La légende Tony Hawk s’est offert un petit tour dans le street de la Concorde. (DR)
Tout juste regrette-t-elle « un peu » que le skate n’ait pas été olympique plus tôt. « À l’époque, on ne se filmait pratiquement pas, car on avait pas forcément le matériel pour, on skatait pour le plaisir à la recherche de nouveaux spots. Aujourd’hui, ils ont des sacrés parks à peu près partout. Mais je suis contente de ma carrière et, aujourd’hui, je peux profiter de mon parcours. »
« La fédération suisse ne fonctionne pas »
En Suisse, on attend toujours l’éclosion des talents.
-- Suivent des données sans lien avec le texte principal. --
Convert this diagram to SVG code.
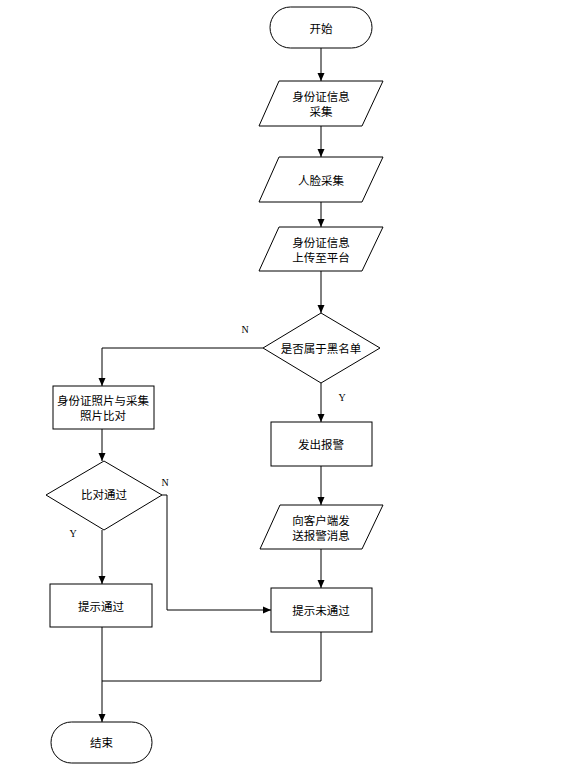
<svg xmlns="http://www.w3.org/2000/svg" width="572" height="772" viewBox="0 0 572 772">
<style>
.s{fill:#fff;stroke:#000;stroke-width:1}
.t{font-family:"Noto Sans CJK SC","Noto Sans",sans-serif;font-size:11.5px;fill:#000;text-anchor:middle;dominant-baseline:central}
.l{font-family:"Liberation Serif",serif;font-size:10px;fill:#000;text-anchor:middle;dominant-baseline:central}
.c{fill:none;stroke:#000;stroke-width:1}
</style>
<defs>
<marker id="a" markerWidth="10" markerHeight="10" refX="9" refY="5" orient="auto" markerUnits="userSpaceOnUse">
<path d="M1,1.5 L9,5 L1,8.5 Z" fill="#000"/>
</marker>
</defs>
<rect width="572" height="772" fill="#fff"/>
<g id="connectors">
<path class="c" d="M321,48 V81" marker-end="url(#a)"/>
<path class="c" d="M321,126 V157" marker-end="url(#a)"/>
<path class="c" d="M321,202 V227" marker-end="url(#a)"/>
<path class="c" d="M321,271 V313" marker-end="url(#a)"/>
<path class="c" d="M263,348 H102 V386" marker-end="url(#a)"/>
<path class="c" d="M321,383 V422" marker-end="url(#a)"/>
<path class="c" d="M321,466 V505" marker-end="url(#a)"/>
<path class="c" d="M321,549 V588" marker-end="url(#a)"/>
<path class="c" d="M102,429 V461" marker-end="url(#a)"/>
<path class="c" d="M102,530 V584" marker-end="url(#a)"/>
<path class="c" d="M162,495 H167 V610 H271" marker-end="url(#a)"/>
<path class="c" d="M102,627 V722" marker-end="url(#a)"/>
<path class="c" d="M321,632 V681 H102"/>
<text class="l" x="245" y="329">N</text>
<text class="l" x="342" y="397">Y</text>
<text class="l" x="165" y="482">N</text>
<text class="l" x="73" y="533">Y</text>
</g>
<g id="start"><rect class="s" x="270" y="7" width="102" height="41" rx="20.5"/><text class="t" x="321" y="27.5">开始</text></g>
<g id="id_collect"><polygon class="s" points="279,81 383,81 362,126 259,126"/><text class="t" x="321" y="96"><tspan x="321" y="95.5">身份证信息</tspan><tspan x="321" y="111">采集</tspan></text></g>
<g id="face_collect"><polygon class="s" points="279,157 383,157 362,202 259,202"/><text class="t" x="321" y="180">人脸采集</text></g>
<g id="upload"><polygon class="s" points="279,227 383,227 362,271 259,271"/><text class="t"><tspan x="321" y="241.5">身份证信息</tspan><tspan x="321" y="257">上传至平台</tspan></text></g>
<g id="blacklist"><polygon class="s" points="321,313 380,348 321,383 263,348"/><text class="t" x="321" y="348">是否属于黑名单</text></g>
<g id="compare"><rect class="s" x="53" y="386" width="101" height="43"/><text class="t"><tspan x="103" y="400">身份证照片与采集</tspan><tspan x="103" y="415">照片比对</tspan></text></g>
<g id="alarm"><rect class="s" x="271" y="422" width="101" height="44"/><text class="t" x="321" y="444">发出报警</text></g>
<g id="pass_check"><polygon class="s" points="104,461 162,495 104,530 46,495"/><text class="t" x="104" y="494">比对通过</text></g>
<g id="send_msg"><polygon class="s" points="280,505 383,505 362,549 260,549"/><text class="t"><tspan x="321" y="519.5">向客户端发</tspan><tspan x="321" y="534.5">送报警消息</tspan></text></g>
<g id="fail"><rect class="s" x="271" y="588" width="101" height="44"/><text class="t" x="321" y="610">提示未通过</text></g>
<g id="pass"><rect class="s" x="50" y="584" width="102" height="43"/><text class="t" x="101" y="606">提示通过</text></g>
<g id="end"><rect class="s" x="51" y="722" width="101" height="41" rx="20.5"/><text class="t" x="101.5" y="742">结束</text></g>
</svg>
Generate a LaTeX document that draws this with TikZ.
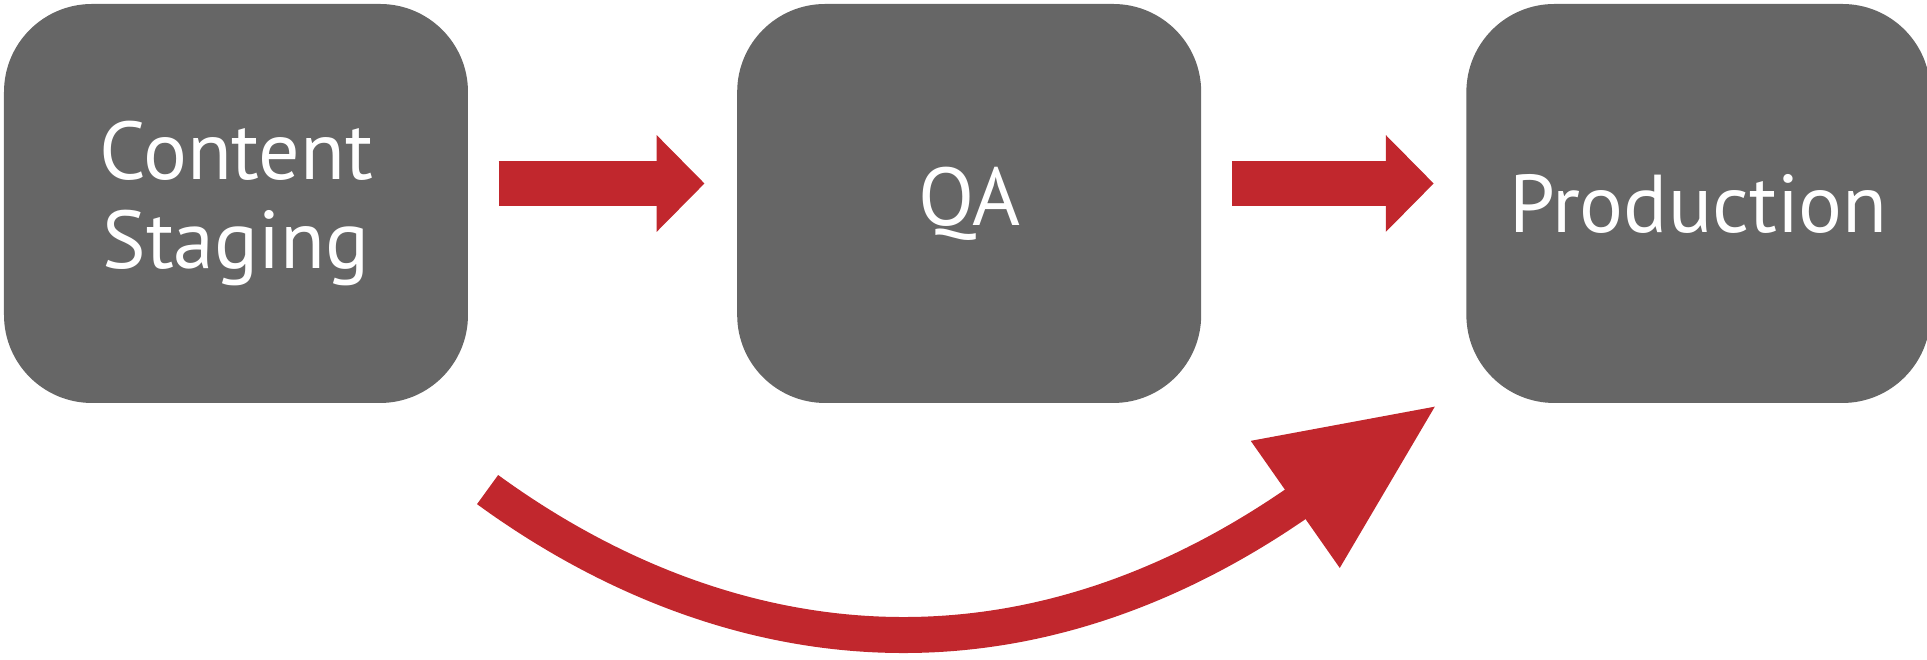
\documentclass[tikz,border=0pt]{standalone}
\usepackage{fontspec}
\setmainfont{PT Sans}
\usetikzlibrary{arrows.meta,positioning}
\definecolor{stagegray}{RGB}{102,102,102}
\definecolor{flowred}{RGB}{193,39,45}

\begin{document}
\begin{tikzpicture}[x = 0.125pt, y = -0.125pt,
    stage/.style = {fill = stagegray, rounded corners = 11pt, minimum width = 58pt,
                    minimum height = 49.875pt, inner sep = 0pt, text = white, align = center,
                    font = \fontsize{10.25}{11.125}\selectfont},
    flow/.style = {draw = flowred, line width = 5.625pt, -{Triangle[length = 6pt, width = 11.75pt]},
                   shorten < = 3.625pt, shorten > = 3.875pt},
    skip/.style = {draw = flowred, line width = 4.5pt, -{Triangle[length = 21.75pt, width = 18pt]}}]
          \useasboundingbox (0,0) rectangle (1927,660);
          \node[stage] (content) at (236,203.5) {Content\\Staging};
          \node[stage, right = 33.25pt of content] (qa) {QA};
          \node[stage, right = 32.75pt of qa] (prod) {Production};
          \draw[flow] ([yshift = 2.5pt]content.east) -- ([yshift = 2.5pt]qa.west);
          \draw[flow] ([yshift = 2.5pt]qa.east) -- ([yshift = 2.5pt]prod.west);
          % skipping QA
          \coordinate (skip-start) at ([shift = {(2.25pt,-10.625pt)}]content.south east);
          \coordinate (skip-end) at ([xshift = -3.375pt]prod.south west);
          \draw[skip] (skip-start) .. controls +(210,153) and +(-445.5,312) .. (skip-end);
        \end{tikzpicture}
\end{document}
Du haut des ses 16 ans, la Zurichoise Liv Broder est prédestinée à un brillant futur planche aux pieds. Mais comme le trentenaire Kilian Zehnder, elle a manqué sa qualification olympique. Selon Delphine Vergères, ces jeunes athlètes helvétiques n’ont pas les structures adéquates pour prospérer. « La fédé ne fonctionne pas bien », clame-t-elle en expliquant que la fédération ne rassemble pas la réalité de tous les riders du pays.
« On a essayé de réunir 100 skateurs de toute la Suisse il y a sept ans pour faire quelque chose qui tient la route, créer une fédération mais Swiss Olympic n’a rien voulu en savoir. Pour gérer le tout, une personne a été nommée mais elle ne représentait pas la scène suisse à notre sens. »
Toujours plus jeunes
Si les stars mondiales ne sont pas (encore) suisses, elles sont avant toutes brésiliennes, américaines et asiatiques. « Le niveau global est devenu complètement fou. Ils te sortent des figures toujours plus dures, plus complexes. Les filles ont progressé de façon exponentielle ces derniers temps », assure Delphine Vergères, qui analyse aussi le développement toujours plus précoce de ces jeunes athlètes, à l’image de la nouvelle championne olympique de street Coco Yoshizawa, une Japonaise de 14 ans.
« Le skate, ça parle aux jeunes avec leurs Nike, les boissons énergétiques comme et les marques de luxe. Après, les Chinoises, qui sont formatées depuis toute petites pour devenir des machines, tu te demandes si elles prennent véritablement du plaisir. » Contrairement à Delphine Vergères, à Snoop Dogg et au public en feu de la Concorde qui ont chanté et dansé à l’unisson devant les acrobaties des skateurs qui ont aujourd’hui pris la mesure de leur nouveau titre d’Olympiens.